● **What to do**:
Repeat the listing exactly as given, omitting every image.

● **Recorded information**:

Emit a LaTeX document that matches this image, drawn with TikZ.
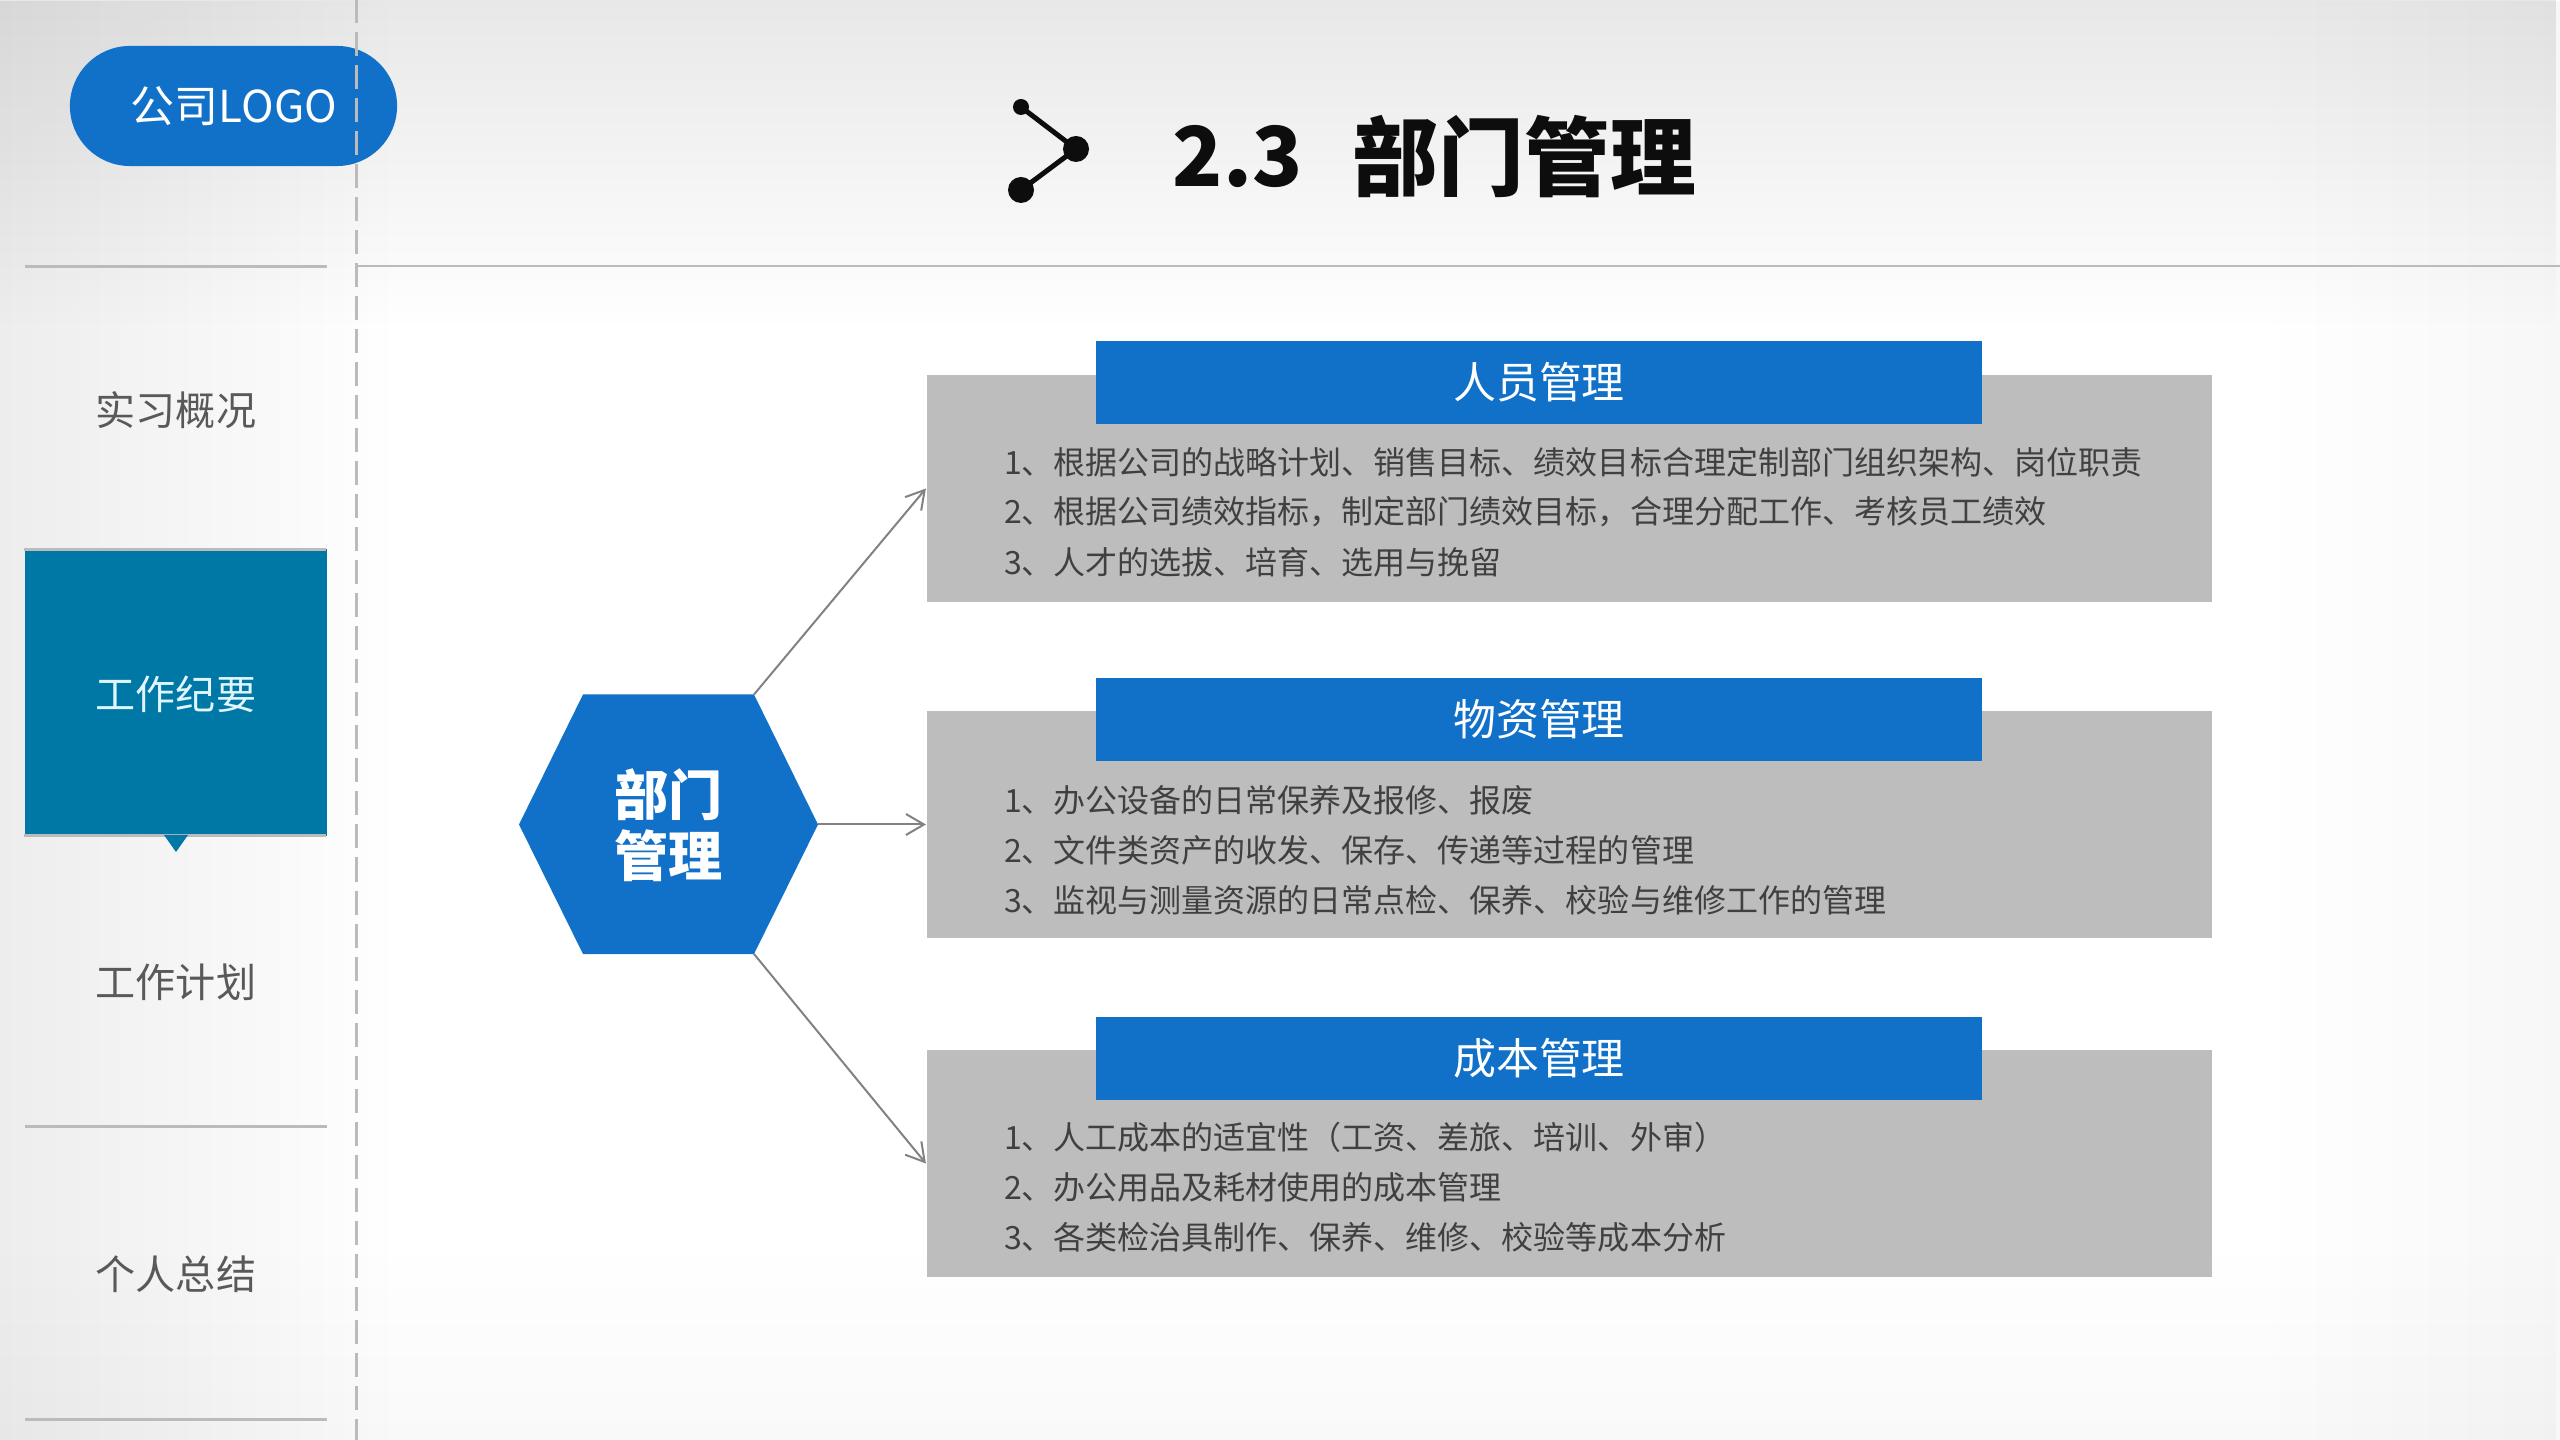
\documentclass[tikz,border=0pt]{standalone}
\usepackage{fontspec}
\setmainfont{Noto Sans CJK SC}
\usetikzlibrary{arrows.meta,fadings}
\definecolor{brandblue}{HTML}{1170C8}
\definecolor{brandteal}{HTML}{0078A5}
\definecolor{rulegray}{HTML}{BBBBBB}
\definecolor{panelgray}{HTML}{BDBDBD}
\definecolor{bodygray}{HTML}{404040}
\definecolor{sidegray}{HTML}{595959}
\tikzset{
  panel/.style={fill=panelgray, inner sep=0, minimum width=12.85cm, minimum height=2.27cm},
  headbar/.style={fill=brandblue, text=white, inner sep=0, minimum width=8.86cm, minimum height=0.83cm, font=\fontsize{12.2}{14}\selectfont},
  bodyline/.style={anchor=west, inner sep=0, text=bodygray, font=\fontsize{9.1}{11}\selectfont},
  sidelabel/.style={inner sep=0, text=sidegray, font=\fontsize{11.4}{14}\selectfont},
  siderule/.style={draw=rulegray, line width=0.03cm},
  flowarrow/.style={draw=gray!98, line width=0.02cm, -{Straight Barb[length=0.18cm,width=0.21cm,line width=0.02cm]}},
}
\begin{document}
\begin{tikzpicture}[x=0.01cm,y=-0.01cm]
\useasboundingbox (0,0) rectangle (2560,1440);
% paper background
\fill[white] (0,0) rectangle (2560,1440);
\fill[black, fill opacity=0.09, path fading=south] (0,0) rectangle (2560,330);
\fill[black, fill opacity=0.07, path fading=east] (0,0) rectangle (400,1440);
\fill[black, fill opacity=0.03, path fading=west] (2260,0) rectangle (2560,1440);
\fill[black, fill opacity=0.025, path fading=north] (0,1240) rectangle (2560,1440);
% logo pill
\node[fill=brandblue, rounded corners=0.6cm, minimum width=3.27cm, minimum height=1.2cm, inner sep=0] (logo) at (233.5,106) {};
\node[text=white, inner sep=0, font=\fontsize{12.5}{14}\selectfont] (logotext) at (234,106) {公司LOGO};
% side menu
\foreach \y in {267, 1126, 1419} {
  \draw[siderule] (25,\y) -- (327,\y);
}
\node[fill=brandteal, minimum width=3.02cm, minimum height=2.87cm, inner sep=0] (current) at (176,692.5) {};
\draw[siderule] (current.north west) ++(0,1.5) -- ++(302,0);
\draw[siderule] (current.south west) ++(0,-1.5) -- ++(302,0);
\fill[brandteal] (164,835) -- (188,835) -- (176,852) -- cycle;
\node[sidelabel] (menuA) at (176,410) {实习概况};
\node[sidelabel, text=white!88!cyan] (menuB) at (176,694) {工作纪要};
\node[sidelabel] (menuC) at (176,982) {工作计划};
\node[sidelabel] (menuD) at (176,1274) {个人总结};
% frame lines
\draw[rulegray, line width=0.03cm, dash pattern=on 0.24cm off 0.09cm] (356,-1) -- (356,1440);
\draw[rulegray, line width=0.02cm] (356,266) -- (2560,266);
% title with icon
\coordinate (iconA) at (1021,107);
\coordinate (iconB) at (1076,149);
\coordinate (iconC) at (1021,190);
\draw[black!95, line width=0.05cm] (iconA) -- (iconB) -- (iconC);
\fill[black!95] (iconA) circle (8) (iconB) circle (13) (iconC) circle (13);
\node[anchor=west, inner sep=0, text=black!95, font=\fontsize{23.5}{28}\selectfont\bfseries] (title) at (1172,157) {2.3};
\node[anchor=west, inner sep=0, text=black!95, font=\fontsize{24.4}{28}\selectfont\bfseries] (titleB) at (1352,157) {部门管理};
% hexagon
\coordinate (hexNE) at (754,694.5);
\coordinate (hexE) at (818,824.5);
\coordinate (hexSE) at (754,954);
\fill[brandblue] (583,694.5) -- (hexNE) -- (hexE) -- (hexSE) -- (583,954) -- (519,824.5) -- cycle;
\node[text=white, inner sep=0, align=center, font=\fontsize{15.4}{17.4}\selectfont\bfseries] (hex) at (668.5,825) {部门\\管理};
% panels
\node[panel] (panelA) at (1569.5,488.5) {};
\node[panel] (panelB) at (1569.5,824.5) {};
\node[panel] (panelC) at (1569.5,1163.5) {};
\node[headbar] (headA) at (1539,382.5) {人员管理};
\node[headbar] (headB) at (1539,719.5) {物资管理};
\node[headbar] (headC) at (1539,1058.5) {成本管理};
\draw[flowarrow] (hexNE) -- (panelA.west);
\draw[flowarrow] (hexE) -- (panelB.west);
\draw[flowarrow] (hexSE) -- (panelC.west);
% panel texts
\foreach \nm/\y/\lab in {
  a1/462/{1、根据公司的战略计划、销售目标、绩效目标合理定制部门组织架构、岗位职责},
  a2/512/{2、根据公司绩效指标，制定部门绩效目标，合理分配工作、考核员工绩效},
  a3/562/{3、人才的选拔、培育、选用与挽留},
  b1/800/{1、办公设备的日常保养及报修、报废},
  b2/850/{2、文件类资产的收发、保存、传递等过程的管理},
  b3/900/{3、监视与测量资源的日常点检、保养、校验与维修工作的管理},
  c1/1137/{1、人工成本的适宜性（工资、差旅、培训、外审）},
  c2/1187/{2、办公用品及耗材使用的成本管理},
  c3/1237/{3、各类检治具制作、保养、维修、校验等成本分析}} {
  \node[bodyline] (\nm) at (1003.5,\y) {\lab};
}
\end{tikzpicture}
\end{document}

● **Answer to the problem**:
Emit a LaTeX document that matches this image, drawn with TikZ.
\documentclass[tikz,border=0pt]{standalone}
\usepackage{fontspec}
\setmainfont{Noto Sans CJK SC}
\usetikzlibrary{arrows.meta,fadings}
\definecolor{brandblue}{HTML}{1170C8}
\definecolor{brandteal}{HTML}{0078A5}
\definecolor{rulegray}{HTML}{BBBBBB}
\definecolor{panelgray}{HTML}{BDBDBD}
\definecolor{bodygray}{HTML}{404040}
\definecolor{sidegray}{HTML}{595959}
\tikzset{
  panel/.style={fill=panelgray, inner sep=0, minimum width=12.85cm, minimum height=2.27cm},
  headbar/.style={fill=brandblue, text=white, inner sep=0, minimum width=8.86cm, minimum height=0.83cm, font=\fontsize{12.2}{14}\selectfont},
  bodyline/.style={anchor=west, inner sep=0, text=bodygray, font=\fontsize{9.1}{11}\selectfont},
  sidelabel/.style={inner sep=0, text=sidegray, font=\fontsize{11.4}{14}\selectfont},
  siderule/.style={draw=rulegray, line width=0.03cm},
  flowarrow/.style={draw=gray!98, line width=0.02cm, -{Straight Barb[length=0.18cm,width=0.21cm,line width=0.02cm]}},
}
\begin{document}
\begin{tikzpicture}[x=0.01cm,y=-0.01cm]
\useasboundingbox (0,0) rectangle (2560,1440);
% paper background
\fill[white] (0,0) rectangle (2560,1440);
\fill[black, fill opacity=0.09, path fading=south] (0,0) rectangle (2560,330);
\fill[black, fill opacity=0.07, path fading=east] (0,0) rectangle (400,1440);
\fill[black, fill opacity=0.03, path fading=west] (2260,0) rectangle (2560,1440);
\fill[black, fill opacity=0.025, path fading=north] (0,1240) rectangle (2560,1440);
% logo pill
\node[fill=brandblue, rounded corners=0.6cm, minimum width=3.27cm, minimum height=1.2cm, inner sep=0] (logo) at (233.5,106) {};
\node[text=white, inner sep=0, font=\fontsize{12.5}{14}\selectfont] (logotext) at (234,106) {公司LOGO};
% side menu
\foreach \y in {267, 1126, 1419} {
  \draw[siderule] (25,\y) -- (327,\y);
}
\node[fill=brandteal, minimum width=3.02cm, minimum height=2.87cm, inner sep=0] (current) at (176,692.5) {};
\draw[siderule] (current.north west) ++(0,1.5) -- ++(302,0);
\draw[siderule] (current.south west) ++(0,-1.5) -- ++(302,0);
\fill[brandteal] (164,835) -- (188,835) -- (176,852) -- cycle;
\node[sidelabel] (menuA) at (176,410) {实习概况};
\node[sidelabel, text=white!88!cyan] (menuB) at (176,694) {工作纪要};
\node[sidelabel] (menuC) at (176,982) {工作计划};
\node[sidelabel] (menuD) at (176,1274) {个人总结};
% frame lines
\draw[rulegray, line width=0.03cm, dash pattern=on 0.24cm off 0.09cm] (356,-1) -- (356,1440);
\draw[rulegray, line width=0.02cm] (356,266) -- (2560,266);
% title with icon
\coordinate (iconA) at (1021,107);
\coordinate (iconB) at (1076,149);
\coordinate (iconC) at (1021,190);
\draw[black!95, line width=0.05cm] (iconA) -- (iconB) -- (iconC);
\fill[black!95] (iconA) circle (8) (iconB) circle (13) (iconC) circle (13);
\node[anchor=west, inner sep=0, text=black!95, font=\fontsize{23.5}{28}\selectfont\bfseries] (title) at (1172,157) {2.3};
\node[anchor=west, inner sep=0, text=black!95, font=\fontsize{24.4}{28}\selectfont\bfseries] (titleB) at (1352,157) {部门管理};
% hexagon
\coordinate (hexNE) at (754,694.5);
\coordinate (hexE) at (818,824.5);
\coordinate (hexSE) at (754,954);
\fill[brandblue] (583,694.5) -- (hexNE) -- (hexE) -- (hexSE) -- (583,954) -- (519,824.5) -- cycle;
\node[text=white, inner sep=0, align=center, font=\fontsize{15.4}{17.4}\selectfont\bfseries] (hex) at (668.5,825) {部门\\管理};
% panels
\node[panel] (panelA) at (1569.5,488.5) {};
\node[panel] (panelB) at (1569.5,824.5) {};
\node[panel] (panelC) at (1569.5,1163.5) {};
\node[headbar] (headA) at (1539,382.5) {人员管理};
\node[headbar] (headB) at (1539,719.5) {物资管理};
\node[headbar] (headC) at (1539,1058.5) {成本管理};
\draw[flowarrow] (hexNE) -- (panelA.west);
\draw[flowarrow] (hexE) -- (panelB.west);
\draw[flowarrow] (hexSE) -- (panelC.west);
% panel texts
\foreach \nm/\y/\lab in {
  a1/462/{1、根据公司的战略计划、销售目标、绩效目标合理定制部门组织架构、岗位职责},
  a2/512/{2、根据公司绩效指标，制定部门绩效目标，合理分配工作、考核员工绩效},
  a3/562/{3、人才的选拔、培育、选用与挽留},
  b1/800/{1、办公设备的日常保养及报修、报废},
  b2/850/{2、文件类资产的收发、保存、传递等过程的管理},
  b3/900/{3、监视与测量资源的日常点检、保养、校验与维修工作的管理},
  c1/1137/{1、人工成本的适宜性（工资、差旅、培训、外审）},
  c2/1187/{2、办公用品及耗材使用的成本管理},
  c3/1237/{3、各类检治具制作、保养、维修、校验等成本分析}} {
  \node[bodyline] (\nm) at (1003.5,\y) {\lab};
}
\end{tikzpicture}
\end{document}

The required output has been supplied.